Adzuki & Butternut Squash Soup

  • 2 tablespoons olive oil
  • 1 teaspoon cinnamon
  • 1 teaspoon cumin
  • 1 teaspoon (dried) coriander
  • 2 teaspoons finely chopped chipotle pepper (from can, or rehydrated from dried chile)
  • 2 teaspoons fine grain sea salt
  • 2 medium-large onions
  • 6 cloves garlic, minced
  • 4 cups butternut squash, peeled and cut into 1/4-inch dice
  • 5 – 6 cups water
  • 5 whole canned tomatoes, chopped
  • 4 cups cooked or canned adzuki beans
  • cilantro drizzle (optional)*

To make adzuki beans from a dry state.  Rinse, rinse, rinse.  Pick through for any duds, toss those.  For 4 cups of cooked beans, try for 2-3 cups of dry beans.  I had 4 1/2 cups of dried beans on the shelf, so I decided, if I’m gonna cook 4 cups I may as well cook what’s in my jar; thus, came out with 13 cups of cooked beans, of which I froze the extras not needed in the recipe.  Put beans in a large pot with cold water covering over the beans about 2 inches, bring to a boil, reduce and simmer for about 30 minutes.  They don’t take too long.  The bean is perfect when it takes a little pressure to smash it against the roof of your mouth when you are testing and burning yourself 🙂  This is obviously a VERY scientific method here.

Heat the oil in a large pot over medium heat.
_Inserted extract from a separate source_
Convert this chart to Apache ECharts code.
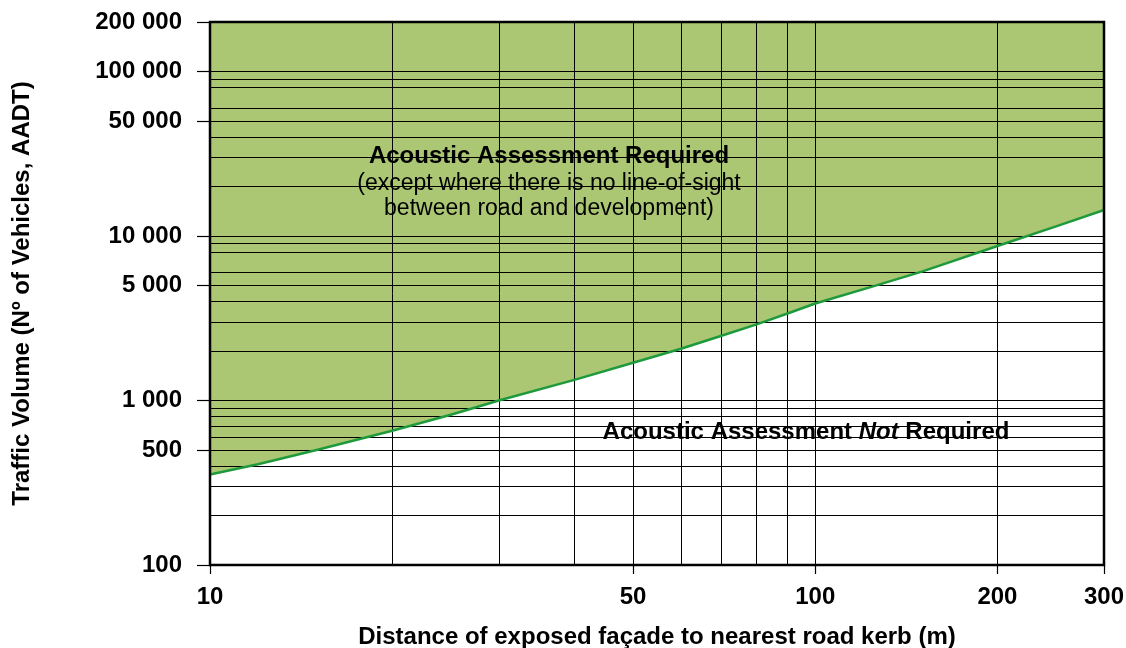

Add the cinnamon, coriander, chipotle, cumin and salt and saute for a minute or two – until aromatic. Add the onions and saute another 5 minutes or so, until they start to go translucent. Add the garlic and butternut squash, stir well, and then add 5-6 cups of water. Increase the heat to bring to a boil, and once boiling, reduce heat, cover, and simmer for a few minutes, until the squash begins to soften – 5 – 10 minutes.

Once the squash has softened, use a potato masher and break up the squash pieces a bit. Add the tomatoes, and cook a couple more minutes before adding the beans. Serve drizzled with the cilantro.

Serves about 8.

* I made a cilantro drizzle by putting one bunch of cilantro leaves into my mini-chop food processor with about a tablespoon of EVOO and a pinch of salt and a pinch of red pepper flakes for good measure.